"W tej chwili wyjaśniamy źródło tego nieporozumienia oraz jego dalsze konsekwencje" - powiedział profesor Kieres. Przypomniał, że szef prokuratury wojskowej Federacji Rosyjskiej, Aleksander Sawienkow informował IPN o wystapieniach do władz ukraińskich z wnioskiem o udzielenie pomocy prawnej w sprawie zbrodni katyńskiej. Pierwszy wniosek zgłoszono w listopadzie 2002 roku, kolejny 7 czerwca tego roku, a ostatni 30 lipca.

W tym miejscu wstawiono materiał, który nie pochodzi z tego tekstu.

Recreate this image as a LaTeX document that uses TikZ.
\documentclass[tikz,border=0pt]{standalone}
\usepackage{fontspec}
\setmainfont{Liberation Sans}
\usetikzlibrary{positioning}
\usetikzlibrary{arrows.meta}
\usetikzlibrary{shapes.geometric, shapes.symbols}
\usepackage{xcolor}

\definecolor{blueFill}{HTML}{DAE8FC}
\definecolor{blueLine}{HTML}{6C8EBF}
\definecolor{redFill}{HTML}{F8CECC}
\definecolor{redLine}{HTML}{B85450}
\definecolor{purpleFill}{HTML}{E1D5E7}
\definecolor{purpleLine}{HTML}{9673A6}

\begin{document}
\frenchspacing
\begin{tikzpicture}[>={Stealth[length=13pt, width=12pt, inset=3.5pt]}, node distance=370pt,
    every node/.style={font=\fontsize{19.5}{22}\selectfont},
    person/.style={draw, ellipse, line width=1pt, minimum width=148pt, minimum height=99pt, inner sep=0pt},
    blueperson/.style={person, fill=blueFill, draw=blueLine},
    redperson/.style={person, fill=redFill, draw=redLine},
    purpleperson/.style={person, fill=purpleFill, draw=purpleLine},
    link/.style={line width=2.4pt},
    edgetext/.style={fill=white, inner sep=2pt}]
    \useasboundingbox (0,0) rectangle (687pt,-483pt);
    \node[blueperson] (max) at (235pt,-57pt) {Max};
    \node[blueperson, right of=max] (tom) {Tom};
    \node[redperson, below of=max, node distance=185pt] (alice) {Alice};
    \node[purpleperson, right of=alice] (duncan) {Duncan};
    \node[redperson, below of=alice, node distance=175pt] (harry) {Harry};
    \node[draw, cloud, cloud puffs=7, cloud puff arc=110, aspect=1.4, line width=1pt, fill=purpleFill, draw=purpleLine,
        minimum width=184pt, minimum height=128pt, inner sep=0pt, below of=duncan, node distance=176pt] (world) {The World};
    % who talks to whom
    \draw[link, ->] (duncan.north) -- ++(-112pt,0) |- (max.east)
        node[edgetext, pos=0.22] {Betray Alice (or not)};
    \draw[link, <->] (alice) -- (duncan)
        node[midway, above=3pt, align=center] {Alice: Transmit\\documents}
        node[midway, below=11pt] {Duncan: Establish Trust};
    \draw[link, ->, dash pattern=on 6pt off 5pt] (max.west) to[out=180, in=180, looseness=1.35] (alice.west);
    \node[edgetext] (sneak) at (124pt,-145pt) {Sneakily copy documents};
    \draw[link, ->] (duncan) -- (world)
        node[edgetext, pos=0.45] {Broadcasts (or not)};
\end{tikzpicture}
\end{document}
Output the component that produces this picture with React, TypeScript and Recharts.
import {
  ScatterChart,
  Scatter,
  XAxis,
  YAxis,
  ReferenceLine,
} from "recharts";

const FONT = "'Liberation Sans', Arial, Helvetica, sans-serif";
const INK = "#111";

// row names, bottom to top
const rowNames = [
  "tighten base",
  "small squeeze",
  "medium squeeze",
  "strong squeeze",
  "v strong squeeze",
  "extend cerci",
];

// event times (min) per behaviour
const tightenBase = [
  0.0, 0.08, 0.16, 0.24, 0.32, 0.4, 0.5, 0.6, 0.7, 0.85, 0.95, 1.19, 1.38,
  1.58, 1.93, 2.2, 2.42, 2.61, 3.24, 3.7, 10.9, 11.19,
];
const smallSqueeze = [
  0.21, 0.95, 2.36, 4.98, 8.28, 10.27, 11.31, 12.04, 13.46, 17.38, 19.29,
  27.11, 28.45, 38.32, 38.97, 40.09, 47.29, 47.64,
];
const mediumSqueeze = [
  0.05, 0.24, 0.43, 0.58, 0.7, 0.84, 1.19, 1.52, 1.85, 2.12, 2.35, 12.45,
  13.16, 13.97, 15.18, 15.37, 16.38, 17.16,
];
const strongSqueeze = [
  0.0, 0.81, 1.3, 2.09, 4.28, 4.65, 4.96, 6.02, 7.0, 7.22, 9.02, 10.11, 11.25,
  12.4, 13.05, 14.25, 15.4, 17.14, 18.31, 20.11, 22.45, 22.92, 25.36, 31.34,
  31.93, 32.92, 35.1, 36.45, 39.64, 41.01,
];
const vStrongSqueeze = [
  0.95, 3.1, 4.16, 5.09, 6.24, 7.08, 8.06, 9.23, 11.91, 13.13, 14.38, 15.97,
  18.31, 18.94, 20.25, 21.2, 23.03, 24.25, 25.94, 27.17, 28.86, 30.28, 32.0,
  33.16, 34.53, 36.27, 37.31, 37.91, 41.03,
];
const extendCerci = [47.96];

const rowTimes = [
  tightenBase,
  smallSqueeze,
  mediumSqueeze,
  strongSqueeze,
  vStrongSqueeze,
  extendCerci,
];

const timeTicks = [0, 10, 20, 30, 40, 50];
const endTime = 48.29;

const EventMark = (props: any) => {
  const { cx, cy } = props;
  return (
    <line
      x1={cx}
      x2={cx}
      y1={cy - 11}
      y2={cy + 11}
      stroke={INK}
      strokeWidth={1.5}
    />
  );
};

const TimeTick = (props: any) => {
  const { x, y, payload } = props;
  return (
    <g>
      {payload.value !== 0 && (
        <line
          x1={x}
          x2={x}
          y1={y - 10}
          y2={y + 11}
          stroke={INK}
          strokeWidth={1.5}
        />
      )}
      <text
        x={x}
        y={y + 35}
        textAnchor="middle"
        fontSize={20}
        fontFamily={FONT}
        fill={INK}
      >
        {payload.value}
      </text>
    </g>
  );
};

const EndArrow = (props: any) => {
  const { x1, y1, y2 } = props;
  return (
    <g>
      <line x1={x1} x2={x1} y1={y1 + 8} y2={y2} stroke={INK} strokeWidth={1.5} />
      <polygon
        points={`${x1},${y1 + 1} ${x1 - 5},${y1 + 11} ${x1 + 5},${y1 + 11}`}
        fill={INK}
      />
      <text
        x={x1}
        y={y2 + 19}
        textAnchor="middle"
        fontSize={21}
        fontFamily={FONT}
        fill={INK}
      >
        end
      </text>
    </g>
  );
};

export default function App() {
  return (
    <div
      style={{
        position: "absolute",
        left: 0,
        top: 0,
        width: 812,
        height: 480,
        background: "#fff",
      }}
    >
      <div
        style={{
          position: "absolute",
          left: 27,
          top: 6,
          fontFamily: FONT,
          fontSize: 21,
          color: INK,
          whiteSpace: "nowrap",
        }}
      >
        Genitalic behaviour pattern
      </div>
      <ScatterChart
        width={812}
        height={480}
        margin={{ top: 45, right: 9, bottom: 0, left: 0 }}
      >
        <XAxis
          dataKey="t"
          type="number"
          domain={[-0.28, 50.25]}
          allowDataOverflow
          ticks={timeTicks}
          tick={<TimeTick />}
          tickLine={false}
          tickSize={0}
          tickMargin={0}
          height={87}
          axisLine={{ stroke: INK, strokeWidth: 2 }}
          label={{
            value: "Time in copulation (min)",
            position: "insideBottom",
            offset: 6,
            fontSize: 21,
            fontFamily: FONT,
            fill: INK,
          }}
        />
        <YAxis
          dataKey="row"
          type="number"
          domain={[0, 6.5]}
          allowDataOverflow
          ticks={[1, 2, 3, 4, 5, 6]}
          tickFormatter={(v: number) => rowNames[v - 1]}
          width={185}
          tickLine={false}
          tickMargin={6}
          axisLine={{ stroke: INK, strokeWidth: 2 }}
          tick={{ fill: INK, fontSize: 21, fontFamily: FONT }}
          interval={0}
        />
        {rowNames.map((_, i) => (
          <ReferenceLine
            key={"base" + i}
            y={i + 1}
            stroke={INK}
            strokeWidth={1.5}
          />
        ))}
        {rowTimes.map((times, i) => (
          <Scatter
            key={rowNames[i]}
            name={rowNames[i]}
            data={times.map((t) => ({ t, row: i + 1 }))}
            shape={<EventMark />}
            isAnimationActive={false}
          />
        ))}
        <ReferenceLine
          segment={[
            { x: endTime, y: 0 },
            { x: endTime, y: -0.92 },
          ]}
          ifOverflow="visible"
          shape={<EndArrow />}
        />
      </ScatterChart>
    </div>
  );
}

"Rozmawialiśmy już z naszą ambasadą w Kijowie. Zamierzam również podjąć rozmowy z ambasadą rosyjską i ambasadą Ukrainy w Warszawie. Być może będzie niezbędna moja wizyta w Kijowie" - powiedział Leon Kieres. Podkeślił, że problemem może być to, w jakim zakresie IPN może wystapić do władz Ukrainy o ujawnienie odpowiednich dokumentów. Formalnie bowiem stroną w tej sprawie jest naczelna prokuratura wojskowa Federacji Rosyjskiej.

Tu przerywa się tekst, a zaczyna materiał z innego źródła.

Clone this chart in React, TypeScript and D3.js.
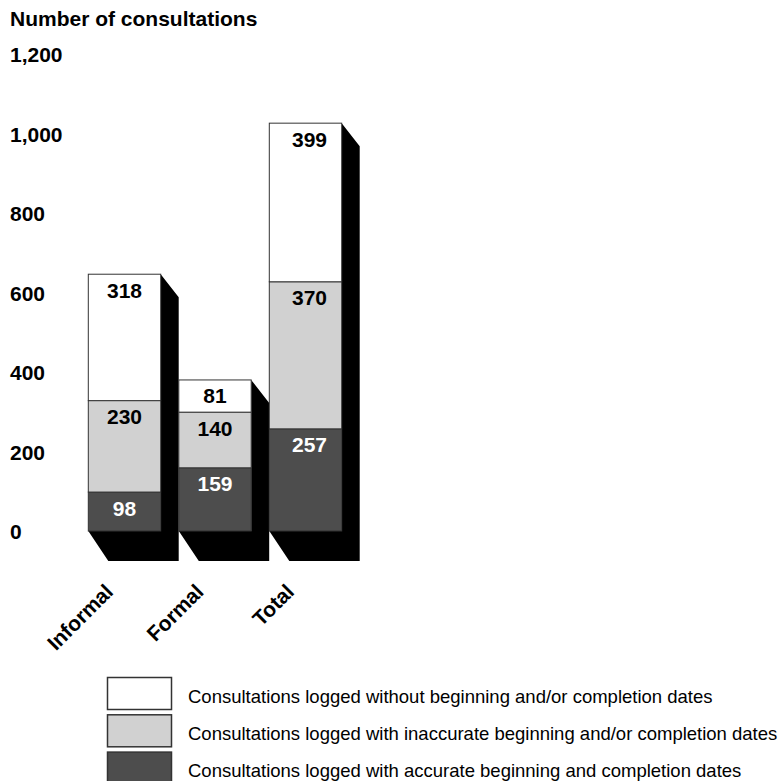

Ewentualna wizyta prezesa IPN-u w Ukrainie wymaga uzgodnień na wyższym szczeblu. Prawdopodobnie niezbędna więc będzie interwencja polskiego ministerstwa sprawiedliwości. Leon Kieres przypomniał, że władze Ukrainy wielokrotnie odmawiały bezpośrednich kontaktów z Instytutem Pamięci Narodowej zasłaniając się odpowiednią umową o pomocy prawnej i wskazując na prokuratora generalnego Ukrainy.